>>>>>

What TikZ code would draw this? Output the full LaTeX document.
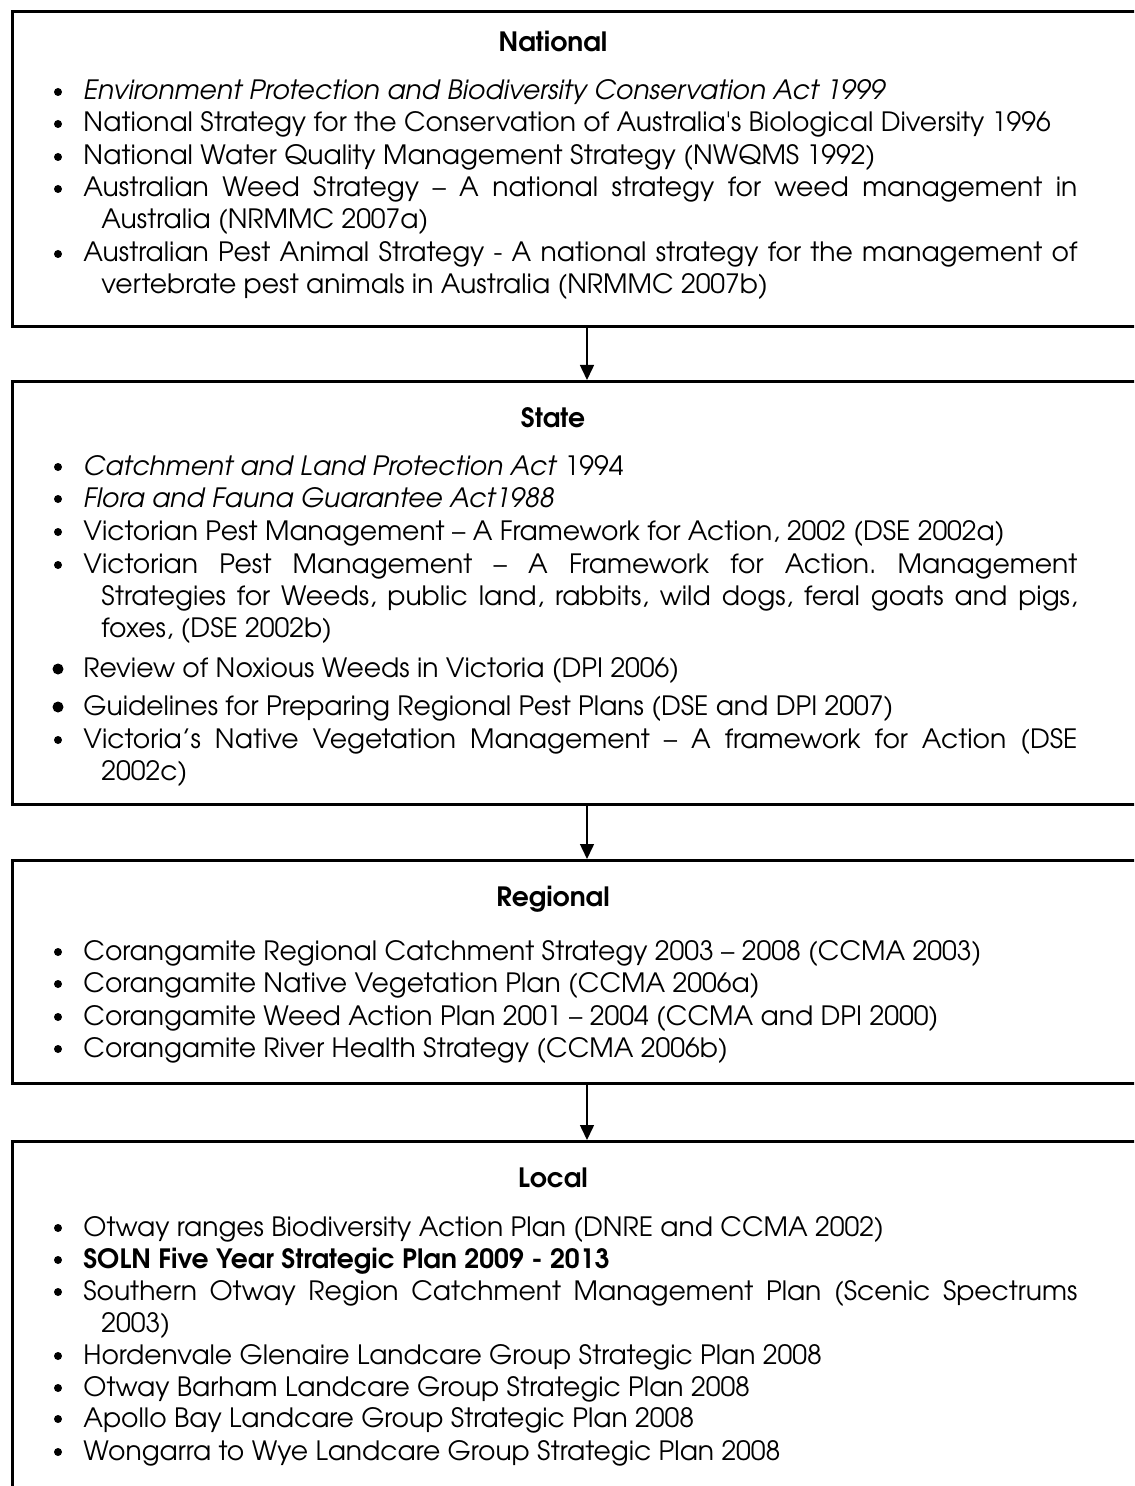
\documentclass[tikz,border=0pt]{standalone}
\usepackage{fontspec}
\IfFontExistsTF{TeX Gyre Adventor}{\setmainfont{TeX Gyre Adventor}}{\setmainfont{Poppins}}
\usetikzlibrary{arrows.meta}
\newlength{\du}
\setlength{\du}{0.5pt}
\tolerance=10000
\hbadness=10000
\frenchspacing
\newcommand{\itm}[1]{\hangindent=18\du\hangafter=1\relax #1\par}

\tikzset{
  levelbox/.style={draw=black, line width=3\du, minimum width=1250\du, inner sep=0pt, anchor=north west},
  leveltitle/.style={font=\fontsize{13.3}{16}\selectfont\bfseries, inner sep=0pt, anchor=base},
  itemtext/.style={font=\fontsize{13.3}{16}\selectfont\frenchspacing, inner sep=0pt, anchor=base west, text width=994\du, align=justify},
  flow/.style={line width=1.5\du, -{Triangle[length=7.5pt,width=7pt]}},
}

\begin{document}
\begin{tikzpicture}
\pgftransformxscale{1.000000}
\pgftransformyscale{-1.000000}
\useasboundingbox (0\du,0\du) rectangle (1134\du,1486\du);
\clip (0\du,0\du) rectangle (1134\du,1486\du);
% boxes
\node[levelbox, minimum height=315\du] (national) at (11\du,10\du) {};
\node[levelbox, minimum height=423\du] (state) at (11\du,380\du) {};
\node[levelbox, minimum height=223\du] (regional) at (11\du,859\du) {};
\node[levelbox, minimum height=420\du] (local) at (11\du,1140\du) {};
\coordinate (arrx) at (587\du,0\du);
% arrows
\draw[flow] (national.south -| arrx) -- (state.north -| arrx);
\draw[flow] (state.south -| arrx) -- (regional.north -| arrx);
\draw[flow] (regional.south -| arrx) -- (local.north -| arrx);
% National
\node[leveltitle] (natTitle) at (553\du,52\du) {National};
\node[itemtext] (nat1) at (83\du,100\du) {\itm{\textit{Environment Protection and Biodiversity Conservation Act 1999}}};
\node[itemtext] (nat2) at (83\du,132\du) {\itm{National Strategy for the Conservation of Australia\textquotesingle s Biological Diversity 1996}};
\node[itemtext] (nat3) at (83\du,165\du) {\itm{National Water Quality Management Strategy (NWQMS 1992)}};
\node[itemtext] (nat4) at (83\du,197\du) {\itm{Australian Weed Strategy -- A national strategy for weed management in\linebreak Australia (NRMMC 2007a)}};
\node[itemtext] (nat5) at (83\du,262\du) {\itm{Australian Pest Animal Strategy - A national strategy for the management of\linebreak vertebrate pest animals in Australia (NRMMC 2007b)}};
\fill (58\du,92\du) circle (4\du);
\fill (58\du,124\du) circle (4\du);
\fill (58\du,157\du) circle (4\du);
\fill (58\du,189\du) circle (4\du);
\fill (58\du,254\du) circle (4\du);
% State
\node[leveltitle] (staTitle) at (553\du,428\du) {State};
\node[itemtext] (sta1) at (83\du,475\du) {\itm{\textit{Catchment and Land Protection Act} 1994}};
\node[itemtext] (sta2) at (83\du,507\du) {\itm{\textit{Flora and Fauna Guarantee Act1988}}};
\node[itemtext] (sta3) at (83\du,540\du) {\itm{Victorian Pest Management -- A Framework for Action, 2002 (DSE 2002a)}};
\node[itemtext] (sta4) at (83\du,573\du) {\itm{Victorian Pest Management -- A Framework for Action. Management\linebreak Strategies for Weeds, public land, rabbits, wild dogs, feral goats and pigs,\linebreak foxes, (DSE 2002b)}};
\node[itemtext] (sta5) at (83\du,677\du) {\itm{Review of Noxious Weeds in Victoria (DPI 2006)}};
\node[itemtext] (sta6) at (83\du,715\du) {\itm{Guidelines for Preparing Regional Pest Plans (DSE and DPI 2007)}};
\node[itemtext] (sta7) at (83\du,748\du) {\itm{Victoria’s Native Vegetation Management -- A framework for Action (DSE\linebreak 2002c)}};
\fill (58\du,467\du) circle (4\du);
\fill (58\du,499\du) circle (4\du);
\fill (58\du,532\du) circle (4\du);
\fill (58\du,565\du) circle (4\du);
\fill (58\du,669\du) circle (5.5\du);
\fill (58\du,707\du) circle (5.5\du);
\fill (58\du,740\du) circle (4\du);
% Regional
\node[leveltitle] (regTitle) at (553\du,906\du) {Regional};
\node[itemtext] (reg1) at (83\du,960\du) {\itm{Corangamite Regional Catchment Strategy 2003 -- 2008 (CCMA 2003)}};
\node[itemtext] (reg2) at (83\du,992\du) {\itm{Corangamite Native Vegetation Plan (CCMA 2006a)}};
\node[itemtext] (reg3) at (83\du,1025\du) {\itm{Corangamite Weed Action Plan 2001 -- 2004 (CCMA and DPI 2000)}};
\node[itemtext] (reg4) at (83\du,1057\du) {\itm{Corangamite River Health Strategy (CCMA 2006b)}};
\fill (58\du,952\du) circle (4\du);
\fill (58\du,984\du) circle (4\du);
\fill (58\du,1017\du) circle (4\du);
\fill (58\du,1049\du) circle (4\du);
% Local
\node[leveltitle] (locTitle) at (553\du,1187\du) {Local};
\node[itemtext] (loc1) at (83\du,1236\du) {\itm{Otway ranges Biodiversity Action Plan (DNRE and CCMA 2002)}};
\node[itemtext] (loc2) at (83\du,1268\du) {\itm{\textbf{SOLN Five Year Strategic Plan 2009 - 2013}}};
\node[itemtext] (loc3) at (83\du,1300\du) {\itm{Southern Otway Region Catchment Management Plan (Scenic Spectrums\linebreak 2003)}};
\node[itemtext] (loc4) at (83\du,1364\du) {\itm{Hordenvale Glenaire Landcare Group Strategic Plan 2008}};
\node[itemtext] (loc5) at (83\du,1396\du) {\itm{Otway Barham Landcare Group Strategic Plan 2008}};
\node[itemtext] (loc6) at (83\du,1427\du) {\itm{Apollo Bay Landcare Group Strategic Plan 2008}};
\node[itemtext] (loc7) at (83\du,1460\du) {\itm{Wongarra to Wye Landcare Group Strategic Plan 2008}};
\fill (58\du,1228\du) circle (4\du);
\fill (58\du,1260\du) circle (4\du);
\fill (58\du,1292\du) circle (4\du);
\fill (58\du,1356\du) circle (4\du);
\fill (58\du,1388\du) circle (4\du);
\fill (58\du,1419\du) circle (4\du);
\fill (58\du,1452\du) circle (4\du);
\end{tikzpicture}
\end{document}
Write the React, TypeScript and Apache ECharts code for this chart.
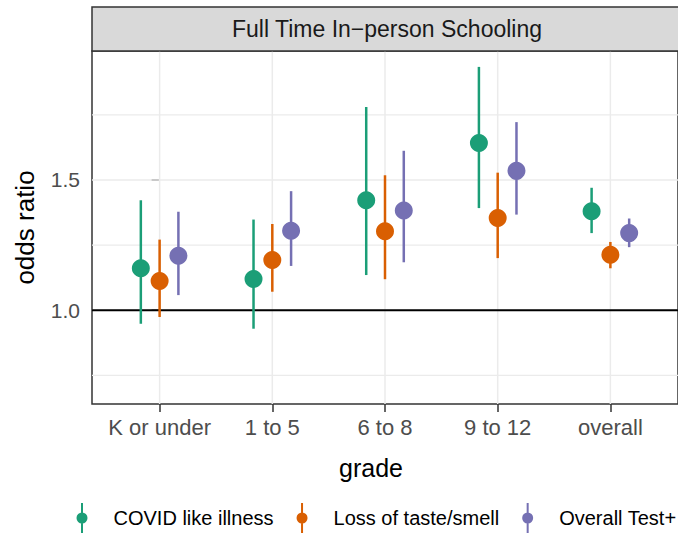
import React, { useEffect, useRef } from "react";
import * as echarts from "echarts";

const categories = ["K or under", "1 to 5", "6 to 8", "9 to 12", "overall"];
const seriesNames = ["COVID like illness", "Loss of taste/smell", "Overall Test+"];
const colors = ["#1B9E77", "#D95F02", "#7570B3"];

const covidOR = [1.161, 1.12, 1.422, 1.642, 1.38];
const covidLo = [0.948, 0.929, 1.135, 1.392, 1.296];
const covidHi = [1.422, 1.348, 1.78, 1.934, 1.47];

const tasteOR = [1.112, 1.193, 1.303, 1.354, 1.213];
const tasteLo = [0.974, 1.071, 1.119, 1.2, 1.161];
const tasteHi = [1.271, 1.331, 1.518, 1.528, 1.262];

const testOR = [1.209, 1.305, 1.383, 1.535, 1.296];
const testLo = [1.058, 1.17, 1.184, 1.367, 1.242];
const testHi = [1.378, 1.457, 1.612, 1.722, 1.352];

const yTicks = [1.0, 1.5];
const yMinor = [0.75, 1.25, 1.75];
const refLine = 1.0;

const FONT = "'Liberation Sans', Arial, Helvetica, sans-serif";
const dodgeWidth = 0.5;

const keyIcon =
  "path://M4.5,0 L6.5,0 L6.5,10 L4.5,10 Z M4.5,20 L6.5,20 L6.5,30 L4.5,30 Z M0,15 A5.5,5.5 0 1 1 11,15 A5.5,5.5 0 1 1 0,15 Z";

export default function App() {
  const ref = useRef<HTMLDivElement>(null);
  useEffect(() => {
    document.body.style.margin = "0";
    const chart = echarts.init(ref.current!, null, { renderer: "svg" });
    const groups = [
      { or: covidOR, lo: covidLo, hi: covidHi },
      { or: tasteOR, lo: tasteLo, hi: tasteHi },
      { or: testOR, lo: testLo, hi: testHi },
    ];
    const offsets = groups.map((_, i) => (i - 1) * (dodgeWidth / groups.length));
    const catIdx = categories.map((_, i) => i);

    // grid lines: [orientation (0 horizontal, 1 vertical), value, width, colorIndex]
    const gridItems: number[][] = [
      ...yMinor.map((v) => [0, v, 1.2, 0]),
      ...yTicks.map((v) => [0, v, 1.5, 0]),
      ...catIdx.map((v) => [1, v, 1.5, 0]),
      [0, refLine, 2, 1],
    ];
    const gridColors = ["#EBEBEB", "#000000"];

    const series: any[] = [
      {
        type: "custom",
        silent: true,
        z: 1,
        dimensions: ["o", "v", "w", "c"],
        encode: {},
        data: gridItems,
        renderItem: (params: any, api: any) => {
          const cs = params.coordSys;
          const o = api.value(0);
          const v = api.value(1);
          const w = api.value(2);
          const ci = api.value(3);
          const c = gridColors[ci];
          if (o === 0) {
            const y = api.coord([0, v])[1];
            return {
              type: "line",
              z2: ci === 1 ? 10 : 1,
              shape: { x1: cs.x, y1: y, x2: cs.x + cs.width, y2: y },
              style: { stroke: c, lineWidth: w },
            };
          }
          const x = api.coord([v, 1])[0];
          return {
            type: "line",
            z2: 1,
            shape: { x1: x, y1: cs.y, x2: x, y2: cs.y + cs.height },
            style: { stroke: c, lineWidth: w },
          };
        },
      },
    ];
    groups.forEach((g, gi) => {
      series.push({
        type: "custom",
        name: seriesNames[gi],
        z: 3,
        itemStyle: { color: colors[gi] },
        encode: { x: 0, y: [1, 2] },
        data: catIdx.map((c) => [c + offsets[gi], g.lo[c], g.hi[c]]),
        renderItem: (params: any, api: any) => {
          const x = api.value(0);
          const p1 = api.coord([x, api.value(1)]);
          const p2 = api.coord([x, api.value(2)]);
          return {
            type: "line",
            shape: { x1: p1[0], y1: p1[1], x2: p2[0], y2: p2[1] },
            style: { stroke: colors[gi], lineWidth: 2.5 },
          };
        },
      });
    });
    groups.forEach((g, gi) => {
      series.push({
        type: "scatter",
        name: seriesNames[gi],
        z: 4,
        symbol: "circle",
        symbolSize: 18,
        itemStyle: { color: colors[gi], opacity: 1 },
        data: catIdx.map((c) => [c + offsets[gi], g.or[c]]),
      });
    });

    const option: any = {
      animation: false,
      textStyle: { fontFamily: FONT },
      grid: {
        left: 92,
        top: 51,
        width: 589,
        height: 353,
        show: true,
        backgroundColor: "#ffffff",
        borderColor: "#333333",
        borderWidth: 1.5,
      },
      xAxis: {
        type: "value",
        min: -0.6,
        max: 4.6,
        axisLine: { show: false },
        splitLine: { show: false },
        axisTick: { show: true, customValues: catIdx, length: 8, lineStyle: { color: "#333333", width: 1.5 } },
        axisLabel: {
          customValues: catIdx,
          formatter: (v: number) => categories[Math.round(v)],
          margin: 12,
          fontSize: 22,
          color: "#4D4D4D",
          fontFamily: FONT,
        },
        name: "grade",
        nameLocation: "middle",
        nameGap: 51,
        nameTextStyle: { fontSize: 25, color: "#000000", fontFamily: FONT, padding: [0, 28, 0, 0] },
      },
      yAxis: {
        type: "value",
        min: 0.64,
        max: 1.995,
        axisLine: { show: false },
        splitLine: { show: false },
        axisTick: { show: true, customValues: yTicks, length: 8, lineStyle: { color: "#333333", width: 1.5 } },
        axisLabel: {
          customValues: yTicks,
          formatter: (v: number) => v.toFixed(1),
          margin: 12,
          fontSize: 21,
          color: "#4D4D4D",
          fontFamily: FONT,
        },
        name: "odds ratio",
        nameLocation: "middle",
        nameRotate: 90,
        nameGap: 54,
        nameTextStyle: { fontSize: 26, color: "#000000", fontFamily: FONT },
      },
      legend: {
        left: 76.5,
        top: 503,
        width: 640,
        padding: 0,
        orient: "horizontal",
        itemWidth: 11,
        itemHeight: 30,
        itemGap: 23,
        selectedMode: false,
        textStyle: { fontSize: 20, color: "#000000", fontFamily: FONT, padding: [0, 0, 0, 21] },
        data: seriesNames.map((n, i) => ({ name: n, icon: keyIcon, itemStyle: { color: colors[i] } })),
      },
      graphic: [
        {
          type: "rect",
          z: 10,
          shape: { x: 92, y: 7, width: 589, height: 44 },
          style: { fill: "#D9D9D9", stroke: "#333333", lineWidth: 1.5 },
        },
        {
          type: "text",
          z: 11,
          x: 387,
          y: 29,
          style: {
            text: "Full Time In\u2212person Schooling",
            fontSize: 23,
            fill: "#1A1A1A",
            align: "center",
            verticalAlign: "middle",
            fontFamily: FONT,
          },
        },
      ],
      series,
    };
    chart.setOption(option);
    return () => chart.dispose();
  }, []);
  return <div ref={ref} style={{ width: 678, height: 535 }} />;
}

<<<<<

* [Instructions for the task]
Pick out every line above that contains the word "this" and copy it.

* [The response]
What TikZ code would draw this? Output the full LaTeX document.
Write the React, TypeScript and Apache ECharts code for this chart.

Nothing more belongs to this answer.